What you need to do: Would you repeat the listing exactly but omit every picture?

Data provided:
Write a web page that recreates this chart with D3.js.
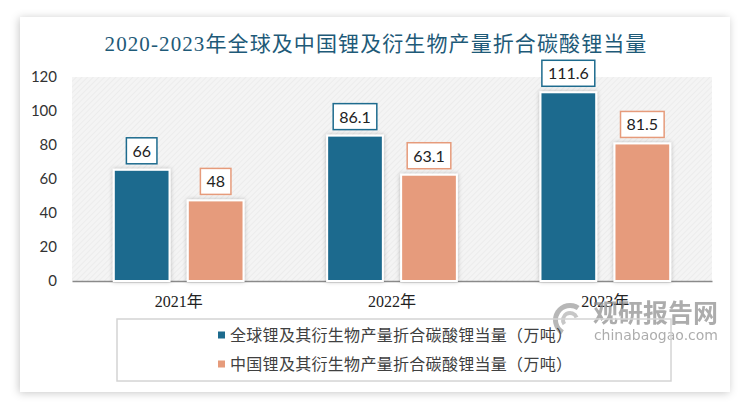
<!DOCTYPE html>
<html><head><meta charset="utf-8">
<script src="https://cdn.jsdelivr.net/npm/d3@7"></script>
<style>html,body{margin:0;padding:0;background:#fff;}svg{display:block;}</style>
</head><body>
<svg id="chart" width="750" height="409"></svg>
<script>
const title = "2020-2023年全球及中国锂及衍生物产量折合碳酸锂当量";
const years = ["2021年", "2022年", "2023年"];
const seriesNames = ["全球锂及其衍生物产量折合碳酸锂当量（万吨）", "中国锂及其衍生物产量折合碳酸锂当量（万吨）"];
const globalValues = [66, 86.1, 111.6];
const chinaValues = [48, 63.1, 81.5];
const yTicks = [0, 20, 40, 60, 80, 100, 120];
const colors = ["#1d6b8e", "#e69b7b"];

const svg = d3.select("#chart");
const defs = svg.append("defs");
const sh = defs.append("filter").attr("id","cardShadow").attr("x","-10%").attr("y","-10%").attr("width","120%").attr("height","120%");
sh.append("feDropShadow").attr("dx",-1).attr("dy",1).attr("stdDeviation",4).attr("flood-color","#000").attr("flood-opacity",0.22);
const bs = defs.append("filter").attr("id","barShadow").attr("x","-20%").attr("y","-10%").attr("width","140%").attr("height","120%");
bs.append("feDropShadow").attr("dx",0).attr("dy",0).attr("stdDeviation",2).attr("flood-color","#000").attr("flood-opacity",0.25);
const pat = defs.append("pattern").attr("id","hatch").attr("patternUnits","userSpaceOnUse").attr("width",4).attr("height",4).attr("patternTransform","rotate(45)");
pat.append("rect").attr("width",4).attr("height",4).attr("fill","#f4f4f4");
pat.append("line").attr("x1",0).attr("y1",0).attr("x2",0).attr("y2",4).attr("stroke","#e8e8e8").attr("stroke-width",1.2);

// card
svg.append("rect").attr("x",20).attr("y",17).attr("width",710).attr("height",375).attr("fill","#fff").attr("filter","url(#cardShadow)");

// title
svg.append("text").attr("x",376).attr("y",51).attr("text-anchor","middle")
  .attr("font-family","'Liberation Serif','Noto Sans CJK SC',serif").attr("font-size",21)
  .attr("letter-spacing",1.1).attr("fill","#1e5a78").attr("font-weight","normal").text(title);

const plot = {left:72, right:712, top:77, bottom:281};
const y = d3.scaleLinear().domain([0,120]).range([plot.bottom, plot.top]);
const x0 = d3.scaleBand().domain(years).range([plot.left, plot.right]);
const x1 = d3.scaleBand().domain([0,1]).range([-74,74]).paddingInner(0.22).paddingOuter(0.11);

svg.append("rect").attr("x",plot.left).attr("y",plot.top).attr("width",plot.right-plot.left).attr("height",plot.bottom-plot.top).attr("fill","url(#hatch)");

// y axis labels
const yAxis = d3.axisLeft(y).tickValues(yTicks).tickSize(0).tickPadding(0);
const ya = svg.append("g").attr("transform","translate(57,0)").call(yAxis);
ya.select(".domain").remove();
ya.selectAll("text").attr("font-family","Lato,'Noto Sans',sans-serif").attr("font-size",15).attr("fill","#333");

// x axis
const xAxis = d3.axisBottom(x0).tickSize(0).tickPadding(0);
const xa = svg.append("g").attr("transform",`translate(0,${plot.bottom})`).call(xAxis);
xa.select(".domain").attr("stroke","#8a8a8a").attr("stroke-width",1.5);
xa.selectAll("text").attr("dy",0).attr("y",26).attr("font-family","'Liberation Serif','Noto Sans CJK SC',serif").attr("font-size",16).attr("fill","#222");

// bars
const data = [globalValues, chinaValues];
data.forEach((vals, si) => {
  const g = svg.append("g");
  years.forEach((yr, i) => {
    const cx = x0(yr) + x0.bandwidth()/2;
    const bx = cx + x1(si);
    g.append("rect").attr("x",bx+1).attr("y",y(vals[i])+1).attr("width",x1.bandwidth()-2).attr("height",y(0)-y(vals[i])-1)
      .attr("fill",colors[si]).attr("stroke","#fff").attr("stroke-width",2).attr("filter","url(#barShadow)");
    const lx = bx + x1.bandwidth()/2;
    const t = g.append("text").attr("x",lx).attr("y",y(vals[i]) - 5 - 7).attr("text-anchor","middle")
      .attr("font-family","Lato,'Noto Sans',sans-serif").attr("font-size",16).attr("fill","#222").text(vals[i]);
    const w = t.node().getComputedTextLength() + 12;
    g.insert("rect", () => t.node()).attr("x",lx - w/2).attr("y",y(vals[i]) - 5 - 26).attr("width",w).attr("height",26)
      .attr("fill","#fff").attr("stroke",colors[si]).attr("stroke-width",1.5);
  });
});

// watermark
const wm = svg.append("g").attr("opacity",0.7);
wm.append("path").attr("d", d3.arc()({innerRadius:12,outerRadius:17,startAngle:-2.6,endAngle:0.6})).attr("transform","translate(570,320)").attr("fill","#9a9a9a");
wm.append("path").attr("d", d3.arc()({innerRadius:5,outerRadius:9,startAngle:-2.2,endAngle:1.2})).attr("transform","translate(570,320)").attr("fill","#b0b0b0");
wm.append("text").attr("x",718).attr("y",322).attr("text-anchor","end").attr("font-family","'Noto Sans CJK SC',sans-serif").attr("font-weight","bold").attr("font-size",25).attr("fill","#8a8a8a").text("观研报告网");
wm.append("text").attr("x",718).attr("y",340).attr("text-anchor","end").attr("font-family","'DejaVu Sans',sans-serif").attr("font-size",14).attr("fill","#8a8a8a").text("chinabaogao.com");

// legend
svg.append("rect").attr("x",117).attr("y",319).attr("width",554).attr("height",62).attr("fill","none").attr("stroke","#d4d4d4").attr("stroke-width",1.5);
const leg = svg.append("g");
seriesNames.forEach((n, i) => {
  const ly = 335 + i*29;
  leg.append("rect").attr("x",218).attr("y",ly-3.5).attr("width",7).attr("height",7).attr("fill",colors[i]);
  leg.append("text").attr("x",230).attr("y",ly).attr("dy","0.35em").attr("font-family","'Noto Sans CJK SC',sans-serif").attr("font-size",16).attr("letter-spacing",0.3).attr("fill","#404040").text(n);
});
</script>
</body></html>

Written response:
Write a web page that recreates this chart with D3.js.
<!DOCTYPE html>
<html><head><meta charset="utf-8">
<script src="https://cdn.jsdelivr.net/npm/d3@7"></script>
<style>html,body{margin:0;padding:0;background:#fff;}svg{display:block;}</style>
</head><body>
<svg id="chart" width="750" height="409"></svg>
<script>
const title = "2020-2023年全球及中国锂及衍生物产量折合碳酸锂当量";
const years = ["2021年", "2022年", "2023年"];
const seriesNames = ["全球锂及其衍生物产量折合碳酸锂当量（万吨）", "中国锂及其衍生物产量折合碳酸锂当量（万吨）"];
const globalValues = [66, 86.1, 111.6];
const chinaValues = [48, 63.1, 81.5];
const yTicks = [0, 20, 40, 60, 80, 100, 120];
const colors = ["#1d6b8e", "#e69b7b"];

const svg = d3.select("#chart");
const defs = svg.append("defs");
const sh = defs.append("filter").attr("id","cardShadow").attr("x","-10%").attr("y","-10%").attr("width","120%").attr("height","120%");
sh.append("feDropShadow").attr("dx",-1).attr("dy",1).attr("stdDeviation",4).attr("flood-color","#000").attr("flood-opacity",0.22);
const bs = defs.append("filter").attr("id","barShadow").attr("x","-20%").attr("y","-10%").attr("width","140%").attr("height","120%");
bs.append("feDropShadow").attr("dx",0).attr("dy",0).attr("stdDeviation",2).attr("flood-color","#000").attr("flood-opacity",0.25);
const pat = defs.append("pattern").attr("id","hatch").attr("patternUnits","userSpaceOnUse").attr("width",4).attr("height",4).attr("patternTransform","rotate(45)");
pat.append("rect").attr("width",4).attr("height",4).attr("fill","#f4f4f4");
pat.append("line").attr("x1",0).attr("y1",0).attr("x2",0).attr("y2",4).attr("stroke","#e8e8e8").attr("stroke-width",1.2);

// card
svg.append("rect").attr("x",20).attr("y",17).attr("width",710).attr("height",375).attr("fill","#fff").attr("filter","url(#cardShadow)");

// title
svg.append("text").attr("x",376).attr("y",51).attr("text-anchor","middle")
  .attr("font-family","'Liberation Serif','Noto Sans CJK SC',serif").attr("font-size",21)
  .attr("letter-spacing",1.1).attr("fill","#1e5a78").attr("font-weight","normal").text(title);

const plot = {left:72, right:712, top:77, bottom:281};
const y = d3.scaleLinear().domain([0,120]).range([plot.bottom, plot.top]);
const x0 = d3.scaleBand().domain(years).range([plot.left, plot.right]);
const x1 = d3.scaleBand().domain([0,1]).range([-74,74]).paddingInner(0.22).paddingOuter(0.11);

svg.append("rect").attr("x",plot.left).attr("y",plot.top).attr("width",plot.right-plot.left).attr("height",plot.bottom-plot.top).attr("fill","url(#hatch)");

// y axis labels
const yAxis = d3.axisLeft(y).tickValues(yTicks).tickSize(0).tickPadding(0);
const ya = svg.append("g").attr("transform","translate(57,0)").call(yAxis);
ya.select(".domain").remove();
ya.selectAll("text").attr("font-family","Lato,'Noto Sans',sans-serif").attr("font-size",15).attr("fill","#333");

// x axis
const xAxis = d3.axisBottom(x0).tickSize(0).tickPadding(0);
const xa = svg.append("g").attr("transform",`translate(0,${plot.bottom})`).call(xAxis);
xa.select(".domain").attr("stroke","#8a8a8a").attr("stroke-width",1.5);
xa.selectAll("text").attr("dy",0).attr("y",26).attr("font-family","'Liberation Serif','Noto Sans CJK SC',serif").attr("font-size",16).attr("fill","#222");

// bars
const data = [globalValues, chinaValues];
data.forEach((vals, si) => {
  const g = svg.append("g");
  years.forEach((yr, i) => {
    const cx = x0(yr) + x0.bandwidth()/2;
    const bx = cx + x1(si);
    g.append("rect").attr("x",bx+1).attr("y",y(vals[i])+1).attr("width",x1.bandwidth()-2).attr("height",y(0)-y(vals[i])-1)
      .attr("fill",colors[si]).attr("stroke","#fff").attr("stroke-width",2).attr("filter","url(#barShadow)");
    const lx = bx + x1.bandwidth()/2;
    const t = g.append("text").attr("x",lx).attr("y",y(vals[i]) - 5 - 7).attr("text-anchor","middle")
      .attr("font-family","Lato,'Noto Sans',sans-serif").attr("font-size",16).attr("fill","#222").text(vals[i]);
    const w = t.node().getComputedTextLength() + 12;
    g.insert("rect", () => t.node()).attr("x",lx - w/2).attr("y",y(vals[i]) - 5 - 26).attr("width",w).attr("height",26)
      .attr("fill","#fff").attr("stroke",colors[si]).attr("stroke-width",1.5);
  });
});

// watermark
const wm = svg.append("g").attr("opacity",0.7);
wm.append("path").attr("d", d3.arc()({innerRadius:12,outerRadius:17,startAngle:-2.6,endAngle:0.6})).attr("transform","translate(570,320)").attr("fill","#9a9a9a");
wm.append("path").attr("d", d3.arc()({innerRadius:5,outerRadius:9,startAngle:-2.2,endAngle:1.2})).attr("transform","translate(570,320)").attr("fill","#b0b0b0");
wm.append("text").attr("x",718).attr("y",322).attr("text-anchor","end").attr("font-family","'Noto Sans CJK SC',sans-serif").attr("font-weight","bold").attr("font-size",25).attr("fill","#8a8a8a").text("观研报告网");
wm.append("text").attr("x",718).attr("y",340).attr("text-anchor","end").attr("font-family","'DejaVu Sans',sans-serif").attr("font-size",14).attr("fill","#8a8a8a").text("chinabaogao.com");

// legend
svg.append("rect").attr("x",117).attr("y",319).attr("width",554).attr("height",62).attr("fill","none").attr("stroke","#d4d4d4").attr("stroke-width",1.5);
const leg = svg.append("g");
seriesNames.forEach((n, i) => {
  const ly = 335 + i*29;
  leg.append("rect").attr("x",218).attr("y",ly-3.5).attr("width",7).attr("height",7).attr("fill",colors[i]);
  leg.append("text").attr("x",230).attr("y",ly).attr("dy","0.35em").attr("font-family","'Noto Sans CJK SC',sans-serif").attr("font-size",16).attr("letter-spacing",0.3).attr("fill","#404040").text(n);
});
</script>
</body></html>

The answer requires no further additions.